In the majority of U.S. states, you'll only need consent from one of the people participating in a call in order to record it (this is often referred to as "one-party consent"). Since you're opting to record the call you're placing, and presumably you consent to your own recording of the call, you won't need to do anything else to comply with the laws of those types of states.
However, approximately 13 states have chosen to require all parties' consent (sometimes called "two-party consent") in order to record the call. These states, as of this writing, were: California, Connecticut, Delaware*, Florida, Maryland, Massachusetts, Michigan, Montana, Nevada, New Hampshire, Pennsylvania, Vermont*, and Washington State.
For more general information on the subject, you might want to take a look at Wikipedia's page on telephone recording laws or the Digital Media Law Project's article on some of the basics of state recording laws.

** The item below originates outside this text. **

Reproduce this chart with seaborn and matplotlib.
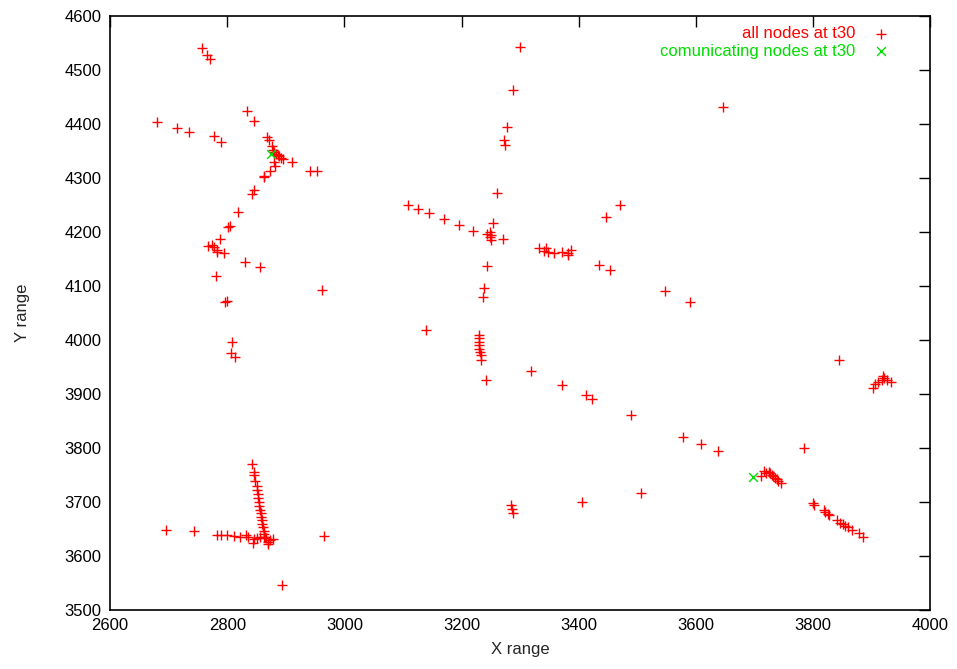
import matplotlib
matplotlib.use("Agg")
import matplotlib.pyplot as plt
import seaborn as sns
import pandas as pd

all_x = [
    2757, 2765, 2770,
    2680, 2715, 2735, 2778, 2790, 2833, 2845,
    2868, 2872, 2876, 2878, 2880, 2883, 2886, 2889, 2892, 2895, 2910, 2880, 2882, 2873, 2863, 2862,
    2941, 2954,
    2845, 2842, 2819, 2802, 2804, 2788, 2768, 2774, 2778, 2782, 2783, 2795, 2830, 2856, 2780, 2962,
    2797, 2800, 2808, 2806, 2814,
    2842, 2845, 2846, 2848, 2850, 2851, 2852, 2853, 2854, 2855, 2856, 2857, 2858, 2859, 2860, 2861,
    2862, 2863, 2864,
    2695, 2743, 2782, 2790, 2800, 2812, 2822, 2832, 2836, 2845, 2844, 2850, 2856, 2862, 2867, 2870,
    2873, 2878, 2869, 2966, 2894,
    3299, 3287, 3277, 3273, 3275, 3260,
    3108, 3125, 3145, 3170, 3196, 3220, 3254, 3243, 3249, 3250, 3250, 3249, 3270,
    3332, 3340, 3345, 3348, 3357, 3371, 3381, 3382, 3386,
    3447, 3470, 3434, 3454, 3547, 3590, 3647,
    3243, 3238, 3237, 3140,
    3230, 3230, 3229, 3229, 3230, 3232, 3233, 3233,
    3241, 3318, 3371, 3413, 3422, 3490, 3507, 3406, 3285, 3286, 3288,
    3578, 3609, 3637, 3845, 3784,
    3902, 3906, 3911, 3917, 3919, 3921, 3926, 3933,
    3712, 3717, 3720, 3724, 3727, 3730, 3732, 3735, 3738, 3741, 3745,
    3800, 3801,
    3818, 3821, 3825, 3828, 3841, 3846, 3851, 3855, 3859, 3866, 3878, 3886,
]
all_y = [
    4540, 4528, 4520,
    4403, 4392, 4385, 4378, 4366, 4425, 4405,
    4376, 4370, 4360, 4352, 4348, 4345, 4342, 4340, 4337, 4335, 4329, 4330, 4322, 4313, 4304, 4302,
    4313, 4314,
    4278, 4270, 4238, 4210, 4212, 4187, 4174, 4176, 4172, 4167, 4164, 4162, 4145, 4136, 4119, 4093,
    4070, 4072, 3997, 3977, 3969,
    3770, 3756, 3751, 3740, 3730, 3722, 3715, 3708, 3700, 3693, 3686, 3680, 3673, 3666, 3660, 3653,
    3647, 3641, 3636,
    3648, 3647, 3640, 3640, 3640, 3638, 3636, 3639, 3636, 3632, 3625, 3633, 3635, 3635, 3633, 3627,
    3630, 3632, 3622, 3638, 3546,
    4543, 4464, 4394, 4370, 4362, 4273,
    4250, 4243, 4235, 4224, 4213, 4202, 4217, 4196, 4201, 4194, 4186, 4191, 4187,
    4170, 4165, 4170, 4164, 4162, 4164, 4162, 4157, 4167,
    4228, 4251, 4139, 4130, 4090, 4070, 4432,
    4138, 4096, 4080, 4018,
    4009, 4003, 3997, 3991, 3984, 3978, 3972, 3964,
    3926, 3942, 3916, 3898, 3891, 3861, 3716, 3701, 3694, 3687, 3680,
    3820, 3807, 3794, 3964, 3800,
    3912, 3918, 3923, 3927, 3933, 3929, 3926, 3923,
    3748, 3758, 3754, 3756, 3753, 3751, 3748, 3745, 3742, 3740, 3735,
    3698, 3694,
    3685, 3682, 3678, 3676, 3667, 3662, 3659, 3656, 3653, 3648, 3642, 3635,
]
comm_x = [2875, 3697]
comm_y = [4344, 3747]

x_ticks = [2600, 2800, 3000, 3200, 3400, 3600, 3800, 4000]
y_ticks = [3500, 3600, 3700, 3800, 3900, 4000, 4100, 4200, 4300, 4400, 4500, 4600]

sns.set_theme(style="white")
plt.rcParams['font.family'] = ['Liberation Sans', 'DejaVu Sans']

df_all = pd.DataFrame({"x": all_x, "y": all_y})
df_comm = pd.DataFrame({"x": comm_x, "y": comm_y})

fig = plt.figure(figsize=(9.57, 6.69), dpi=100)
ax = fig.add_axes([0.115, 0.088, 0.857, 0.888])

sns.scatterplot(data=df_all, x="x", y="y", marker="+", color="#ff0000", s=60,
                linewidth=1.0, ax=ax, label="all nodes at t30", zorder=3)
sns.scatterplot(data=df_comm, x="x", y="y", marker="x", color="#00dd00", s=40,
                linewidth=1.0, ax=ax, label="comunicating nodes at t30", zorder=4)

ax.set_xlim(2600, 4000)
ax.set_ylim(3500, 4600)
ax.set_xticks(x_ticks)
ax.set_yticks(y_ticks)
ax.tick_params(direction="in", length=8, width=1, top=True, right=True,
               labelsize=12, colors="black", pad=6)
for sp in ax.spines.values():
    sp.set_color("black")
    sp.set_linewidth(1.2)
ax.set_xlabel("X range", fontsize=12, labelpad=6)
ax.set_ylabel("Y range", fontsize=12, labelpad=25)

leg = ax.legend(loc="upper right", bbox_to_anchor=(0.972, 1.0), frameon=False,
                markerfirst=False, fontsize=12, labelcolor=["#ff0000", "#00dd00"],
                handletextpad=0.5, borderaxespad=0.2, labelspacing=0.15)

fig.savefig("out.png", dpi=100)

*We've chosen to include Delaware and Vermont on this list because they're tricky cases: Delaware has some conflicting laws about how many parties need to consent, and Vermont doesn't have specific laws on the subject, but does have some relevant court cases.
In the UK
Several laws govern the practice of recording calls in the UK. Unless you can guarantee that the call won't be shared with any third parties and is being recorded to either gather evidence, ensure regulatory compliance, or prevent crime, it's best to think of the UK as an "all-parties' consent" jurisdiction.
Irish law is pretty clear: to record calls, you must obtain consent, so Ireland joins the UK and 13 U.S. states as an "all-parties' consent" jurisdiction.

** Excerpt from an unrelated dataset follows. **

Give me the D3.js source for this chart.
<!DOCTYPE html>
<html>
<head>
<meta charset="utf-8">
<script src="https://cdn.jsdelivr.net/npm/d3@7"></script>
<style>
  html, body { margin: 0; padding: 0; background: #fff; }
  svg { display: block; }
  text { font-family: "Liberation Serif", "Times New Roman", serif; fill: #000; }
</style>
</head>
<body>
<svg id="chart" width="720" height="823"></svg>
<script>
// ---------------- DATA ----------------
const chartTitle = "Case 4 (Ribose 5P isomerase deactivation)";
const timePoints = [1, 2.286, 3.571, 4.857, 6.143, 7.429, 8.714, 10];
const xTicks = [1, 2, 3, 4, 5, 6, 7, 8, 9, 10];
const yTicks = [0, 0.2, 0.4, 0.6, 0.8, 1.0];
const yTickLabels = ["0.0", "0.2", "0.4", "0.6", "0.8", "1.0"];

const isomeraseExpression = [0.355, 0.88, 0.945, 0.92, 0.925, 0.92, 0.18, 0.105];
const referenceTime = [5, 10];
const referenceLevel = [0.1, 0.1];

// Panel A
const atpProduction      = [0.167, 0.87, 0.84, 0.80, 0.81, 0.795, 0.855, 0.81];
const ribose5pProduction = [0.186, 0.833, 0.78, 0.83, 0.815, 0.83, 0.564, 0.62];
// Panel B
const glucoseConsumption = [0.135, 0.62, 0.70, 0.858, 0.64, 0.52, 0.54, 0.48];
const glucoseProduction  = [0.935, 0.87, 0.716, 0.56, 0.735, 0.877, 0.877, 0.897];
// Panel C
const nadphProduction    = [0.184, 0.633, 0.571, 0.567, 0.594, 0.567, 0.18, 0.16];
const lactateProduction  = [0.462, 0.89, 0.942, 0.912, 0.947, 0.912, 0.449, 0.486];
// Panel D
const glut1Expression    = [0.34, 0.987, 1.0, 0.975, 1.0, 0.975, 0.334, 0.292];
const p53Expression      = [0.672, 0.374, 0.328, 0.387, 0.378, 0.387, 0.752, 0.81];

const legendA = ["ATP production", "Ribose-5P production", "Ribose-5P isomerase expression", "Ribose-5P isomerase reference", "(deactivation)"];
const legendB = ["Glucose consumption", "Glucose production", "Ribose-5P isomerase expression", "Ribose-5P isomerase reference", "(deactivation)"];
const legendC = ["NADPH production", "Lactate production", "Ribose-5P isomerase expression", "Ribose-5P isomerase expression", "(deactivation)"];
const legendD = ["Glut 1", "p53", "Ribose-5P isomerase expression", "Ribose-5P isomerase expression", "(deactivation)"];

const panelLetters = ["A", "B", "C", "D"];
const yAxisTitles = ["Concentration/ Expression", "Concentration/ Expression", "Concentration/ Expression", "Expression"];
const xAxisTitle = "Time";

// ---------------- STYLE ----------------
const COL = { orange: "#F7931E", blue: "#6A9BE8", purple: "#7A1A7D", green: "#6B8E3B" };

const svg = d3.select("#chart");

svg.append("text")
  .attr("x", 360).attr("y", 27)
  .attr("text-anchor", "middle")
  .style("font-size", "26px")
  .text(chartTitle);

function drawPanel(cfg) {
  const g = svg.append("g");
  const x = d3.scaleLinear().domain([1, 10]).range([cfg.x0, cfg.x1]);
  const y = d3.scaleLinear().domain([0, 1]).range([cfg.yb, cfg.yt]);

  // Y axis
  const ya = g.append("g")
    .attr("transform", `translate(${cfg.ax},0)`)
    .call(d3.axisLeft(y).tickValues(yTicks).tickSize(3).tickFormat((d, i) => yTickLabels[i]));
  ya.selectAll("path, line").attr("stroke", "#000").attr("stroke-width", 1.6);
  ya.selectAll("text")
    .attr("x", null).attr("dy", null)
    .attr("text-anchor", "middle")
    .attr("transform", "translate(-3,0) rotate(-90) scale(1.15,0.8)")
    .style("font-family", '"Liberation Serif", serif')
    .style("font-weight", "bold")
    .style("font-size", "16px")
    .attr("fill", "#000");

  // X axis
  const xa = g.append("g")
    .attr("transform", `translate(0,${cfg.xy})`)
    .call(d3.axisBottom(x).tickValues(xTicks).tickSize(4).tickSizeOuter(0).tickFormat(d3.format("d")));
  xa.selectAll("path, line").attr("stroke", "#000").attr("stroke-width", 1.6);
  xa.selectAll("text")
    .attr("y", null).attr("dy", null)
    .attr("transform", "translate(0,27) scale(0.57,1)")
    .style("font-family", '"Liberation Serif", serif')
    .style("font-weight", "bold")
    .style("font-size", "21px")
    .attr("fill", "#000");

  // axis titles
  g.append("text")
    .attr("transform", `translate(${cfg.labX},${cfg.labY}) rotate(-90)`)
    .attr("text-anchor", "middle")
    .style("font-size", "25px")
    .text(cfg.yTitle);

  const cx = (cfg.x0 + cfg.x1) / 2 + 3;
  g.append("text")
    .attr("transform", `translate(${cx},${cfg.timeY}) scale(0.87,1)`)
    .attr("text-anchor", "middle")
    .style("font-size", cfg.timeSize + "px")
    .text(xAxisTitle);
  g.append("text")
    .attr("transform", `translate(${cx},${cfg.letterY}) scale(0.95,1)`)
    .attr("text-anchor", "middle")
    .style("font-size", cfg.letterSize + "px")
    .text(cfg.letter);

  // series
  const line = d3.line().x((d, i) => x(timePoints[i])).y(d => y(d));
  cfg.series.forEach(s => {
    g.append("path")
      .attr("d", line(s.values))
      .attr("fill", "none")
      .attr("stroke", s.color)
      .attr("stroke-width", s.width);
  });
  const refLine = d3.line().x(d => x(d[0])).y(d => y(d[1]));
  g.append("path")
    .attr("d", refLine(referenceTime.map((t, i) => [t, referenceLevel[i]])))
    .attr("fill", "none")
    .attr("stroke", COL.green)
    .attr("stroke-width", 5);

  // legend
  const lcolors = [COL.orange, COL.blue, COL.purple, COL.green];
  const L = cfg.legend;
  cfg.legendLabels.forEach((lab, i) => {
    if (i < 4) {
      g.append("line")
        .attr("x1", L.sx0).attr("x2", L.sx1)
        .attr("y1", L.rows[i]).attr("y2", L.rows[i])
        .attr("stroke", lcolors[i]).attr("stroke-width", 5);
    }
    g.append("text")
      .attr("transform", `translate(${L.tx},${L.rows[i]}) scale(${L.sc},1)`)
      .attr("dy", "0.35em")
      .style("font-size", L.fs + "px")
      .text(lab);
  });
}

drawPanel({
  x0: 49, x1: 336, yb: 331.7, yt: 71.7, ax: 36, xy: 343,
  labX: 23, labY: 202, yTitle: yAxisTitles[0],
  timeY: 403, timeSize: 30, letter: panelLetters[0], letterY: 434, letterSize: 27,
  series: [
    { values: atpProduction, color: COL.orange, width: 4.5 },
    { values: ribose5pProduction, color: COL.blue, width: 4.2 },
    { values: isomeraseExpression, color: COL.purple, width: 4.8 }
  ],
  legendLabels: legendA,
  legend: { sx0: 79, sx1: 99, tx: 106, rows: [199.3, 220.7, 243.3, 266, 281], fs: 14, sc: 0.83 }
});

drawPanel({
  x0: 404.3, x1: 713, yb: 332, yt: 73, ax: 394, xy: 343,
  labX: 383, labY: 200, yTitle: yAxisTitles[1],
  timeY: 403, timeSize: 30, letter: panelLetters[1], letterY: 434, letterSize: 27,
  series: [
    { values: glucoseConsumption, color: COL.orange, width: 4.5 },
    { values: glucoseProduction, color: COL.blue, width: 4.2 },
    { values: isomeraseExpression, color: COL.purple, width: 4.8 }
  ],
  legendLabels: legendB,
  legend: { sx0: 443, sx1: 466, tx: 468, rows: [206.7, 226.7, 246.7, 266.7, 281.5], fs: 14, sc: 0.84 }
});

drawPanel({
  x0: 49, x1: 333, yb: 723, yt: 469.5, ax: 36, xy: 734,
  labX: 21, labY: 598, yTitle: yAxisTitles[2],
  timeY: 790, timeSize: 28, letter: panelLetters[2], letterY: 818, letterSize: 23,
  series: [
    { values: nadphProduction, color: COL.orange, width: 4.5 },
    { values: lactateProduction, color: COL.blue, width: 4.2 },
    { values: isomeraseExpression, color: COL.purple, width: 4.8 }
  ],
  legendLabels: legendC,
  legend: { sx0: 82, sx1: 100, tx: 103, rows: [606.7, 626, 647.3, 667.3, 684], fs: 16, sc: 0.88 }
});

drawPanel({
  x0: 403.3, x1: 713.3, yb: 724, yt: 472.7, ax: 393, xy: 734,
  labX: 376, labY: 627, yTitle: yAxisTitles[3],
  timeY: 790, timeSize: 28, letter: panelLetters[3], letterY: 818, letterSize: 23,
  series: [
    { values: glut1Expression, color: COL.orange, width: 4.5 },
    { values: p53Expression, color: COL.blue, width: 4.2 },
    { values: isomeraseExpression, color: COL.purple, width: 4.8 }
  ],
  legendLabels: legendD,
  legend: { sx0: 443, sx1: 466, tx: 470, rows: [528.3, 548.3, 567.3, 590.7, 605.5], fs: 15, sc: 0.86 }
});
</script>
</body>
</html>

Irish law makes clear that the purpose of the recording should be explained in detail, so the parties participating can give informed consent.

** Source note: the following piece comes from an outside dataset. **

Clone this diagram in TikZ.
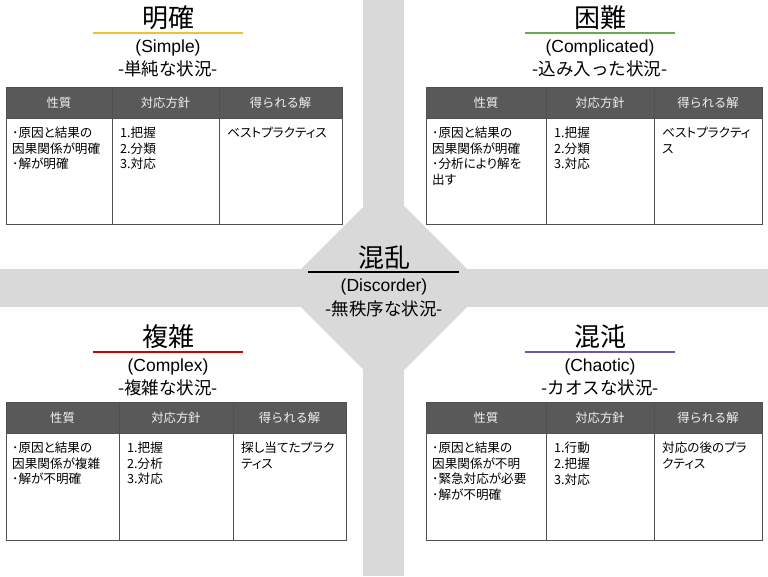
\documentclass[tikz,border=0pt]{standalone}
\usepackage{fontspec}
\setmainfont{Liberation Sans}
\newfontfamily\cjk{Noto Sans CJK JP}
\newfontfamily\cjkprop[RawFeature=+palt]{Noto Sans CJK JP}

\definecolor{crossgray}{HTML}{D9D9D9}
\definecolor{headgray}{HTML}{595959}
\definecolor{headtext}{HTML}{F2F2F2}
\definecolor{tableline}{HTML}{505050}
\definecolor{lineyellow}{HTML}{F1C232}
\definecolor{linegreen}{HTML}{6AA84F}
\definecolor{linered}{HTML}{CC0000}
\definecolor{linepurple}{HTML}{7056B0}

\tikzset{
  headcell/.style={draw=tableline, line width=0.8pt, fill=headgray, text=headtext,
    anchor=north west, minimum height=31pt, inner sep=0pt, outer sep=0pt,
    font=\cjk\fontsize{12.3}{14}\selectfont},
  bodycell/.style={draw=tableline, line width=0.8pt, fill=white,
    anchor=north west, inner sep=0pt, outer sep=0pt},
  celltext/.style={anchor=north west, align=left, inner sep=0pt,
    font=\cjkprop\fontsize{12.6}{15.6}\selectfont},
  maintitle/.style={font=\cjk\fontsize{26}{30}\selectfont},
  engtitle/.style={font=\fontsize{17.5}{20}\selectfont},
  jptitle/.style={font=\cjk\fontsize{17.5}{20}\selectfont},
  titleline/.style={line width=2.5pt}
}

\begin{document}
\begin{tikzpicture}[x=1pt, y=-1pt]

	\useasboundingbox (0,0) rectangle (768,576);

	% gray cross and diamond
	\fill [crossgray] (363,0) rectangle (404,576);
	\fill [crossgray] (0,269) rectangle (768,307);
	\fill [crossgray] (384,186) -- (486,288) -- (384,390) -- (282,288) -- cycle;

	% Simple
	\node [maintitle] (simpleTitle) at (168,18) {明確};
	\draw [titleline, lineyellow] (93,33) -- (243,33);
	\node [engtitle] (simpleEng) at (168,48) {(Simple)};
	\node [jptitle] (simpleJp) at (168,69) {-単純な状況-};

	\node [headcell, minimum width=106pt] (simpleHeadA) at (6,87) {性質};
	\node [headcell, minimum width=107pt] (simpleHeadB) at (112,87) {対応方針};
	\node [headcell, minimum width=123pt] (simpleHeadC) at (219,87) {得られる解};
	\node [bodycell, minimum width=106pt, minimum height=106pt] (simpleBodyA) at (6,118) {};
	\node [bodycell, minimum width=107pt, minimum height=106pt] (simpleBodyB) at (112,118) {};
	\node [bodycell, minimum width=123pt, minimum height=106pt] (simpleBodyC) at (219,118) {};
	\node [celltext] (simpleTextA) at ([shift={(6,9)}]simpleBodyA.north west) {･原因と結果の\\因果関係が明確\\･解が明確};
	\node [celltext] (simpleTextB) at ([shift={(8,9)}]simpleBodyB.north west) {1.把握\\2.分類\\3.対応};
	\node [celltext] (simpleTextC) at ([shift={(8,9)}]simpleBodyC.north west) {ベストプラクティス};

	% Complicated
	\node [maintitle] (compTitle) at (600,18) {困難};
	\draw [titleline, linegreen] (525,33) -- (675,33);
	\node [engtitle] (compEng) at (600,48) {(Complicated)};
	\node [jptitle] (compJp) at (600,69) {-込み入った状況-};

	\node [headcell, minimum width=120pt] (compHeadA) at (426,87) {性質};
	\node [headcell, minimum width=108pt] (compHeadB) at (546,87) {対応方針};
	\node [headcell, minimum width=108pt] (compHeadC) at (654,87) {得られる解};
	\node [bodycell, minimum width=120pt, minimum height=106pt] (compBodyA) at (426,118) {};
	\node [bodycell, minimum width=108pt, minimum height=106pt] (compBodyB) at (546,118) {};
	\node [bodycell, minimum width=108pt, minimum height=106pt] (compBodyC) at (654,118) {};
	\node [celltext] (compTextA) at ([shift={(6,9)}]compBodyA.north west) {･原因と結果の\\因果関係が明確\\･分析により解を\\出す};
	\node [celltext] (compTextB) at ([shift={(8,9)}]compBodyB.north west) {1.把握\\2.分類\\3.対応};
	\node [celltext] (compTextC) at ([shift={(8,9)}]compBodyC.north west) {ベストプラクティ\\ス};

	% Disorder
	\node [maintitle] (disTitle) at (384,258) {混乱};
	\draw [line width=2pt, black] (308,272) -- (459,272);
	\node [engtitle] (disEng) at (384,287) {(Discorder)};
	\node [jptitle] (disJp) at (384,309) {-無秩序な状況-};

	% Complex
	\node [maintitle] (cplxTitle) at (168,337) {複雑};
	\draw [titleline, linered] (93,352) -- (243,352);
	\node [engtitle] (cplxEng) at (168,367) {(Complex)};
	\node [jptitle] (cplxJp) at (168,388) {-複雑な状況-};

	\node [headcell, minimum width=113pt] (cplxHeadA) at (6,402) {性質};
	\node [headcell, minimum width=114pt] (cplxHeadB) at (119,402) {対応方針};
	\node [headcell, minimum width=113pt] (cplxHeadC) at (233,402) {得られる解};
	\node [bodycell, minimum width=113pt, minimum height=107pt] (cplxBodyA) at (6,433) {};
	\node [bodycell, minimum width=114pt, minimum height=107pt] (cplxBodyB) at (119,433) {};
	\node [bodycell, minimum width=113pt, minimum height=107pt] (cplxBodyC) at (233,433) {};
	\node [celltext] (cplxTextA) at ([shift={(6,9)}]cplxBodyA.north west) {･原因と結果の\\因果関係が複雑\\･解が不明確};
	\node [celltext] (cplxTextB) at ([shift={(8,9)}]cplxBodyB.north west) {1.把握\\2.分析\\3.対応};
	\node [celltext] (cplxTextC) at ([shift={(8,9)}]cplxBodyC.north west) {探し当てたプラク\\ティス};

	% Chaotic
	\node [maintitle] (chaosTitle) at (600,337) {混沌};
	\draw [titleline, linepurple] (525,352) -- (675,352);
	\node [engtitle] (chaosEng) at (600,367) {(Chaotic)};
	\node [jptitle] (chaosJp) at (600,388) {-カオスな状況-};

	\node [headcell, minimum width=120pt] (chaosHeadA) at (426,402) {性質};
	\node [headcell, minimum width=108pt] (chaosHeadB) at (546,402) {対応方針};
	\node [headcell, minimum width=108pt] (chaosHeadC) at (654,402) {得られる解};
	\node [bodycell, minimum width=120pt, minimum height=107pt] (chaosBodyA) at (426,433) {};
	\node [bodycell, minimum width=108pt, minimum height=107pt] (chaosBodyB) at (546,433) {};
	\node [bodycell, minimum width=108pt, minimum height=107pt] (chaosBodyC) at (654,433) {};
	\node [celltext] (chaosTextA) at ([shift={(6,9)}]chaosBodyA.north west) {･原因と結果の\\因果関係が不明\\･緊急対応が必要\\･解が不明確};
	\node [celltext] (chaosTextB) at ([shift={(8,9)}]chaosBodyB.north west) {1.行動\\2.把握\\3.対応};
	\node [celltext] (chaosTextC) at ([shift={(8,9)}]chaosBodyC.north west) {対応の後のプラ\\クティス};

\end{tikzpicture}
\end{document}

You can read more about Ireland's approach to call recording at the end of the Data Protection Commissioner's FAQ page.
Like Ireland, Canada has established a single set of rules for call recording, built into its electronic privacy law (PIPEDA).
Joining the other countries and states mentioned above, Canada has adopted an "all-parties' consent" approach: to record a call, you need to obtain informed consent by notifying others on the call (1) that you intend to record the conversation, (2) any purposes the recording will be used for, and (3) that the call may only be recorded with each person's consent.
For more details on Canada's approach, you can take a look at the Privacy Commissioner's Guidelines for Recording Customer Calls.
While we've chosen to highlight certain countries above, it's by no means an exhaustive list. Before making a call to a new country, we recommend making sure that you and your legal team have an understanding of any regulations there, and always obtain consent if you're in doubt.
So, just to recap: if you're calling to someone in the U.S. who might be in California, Connecticut, Delaware, Florida, Maryland, Massachusetts, Michigan, Montana, Nevada, New Hampshire, Pennsylvania, Vermont, or Washington State, or if you're calling to someone in the UK, Ireland, or Canada, you should get all parties' consent before recording the call. As a reminder - this is some information about selected countries only, so you'll want to ensure you understand the rules that apply when calling into any country (not just the ones listed here).
The countries above were chosen for informational purposes - we don't guarantee that you can use our CRM to call any or all of these countries. This guide has provided information about the law designed to help our readers better understand the legal issues surrounding call recording. But legal information is not the same as legal advice -- the application of law to an individual's specific circumstances. Although we have conducted research to better ensure that our information is accurate and useful, we insist that you consult a lawyer if you want professional assurance that our information, and your interpretation of it, is accurate. To clarify further, you may not rely upon this information as legal advice, nor as a recommendation or endorsement of any particular legal understanding, and you should instead regard this article as intended for entertainment purposes only.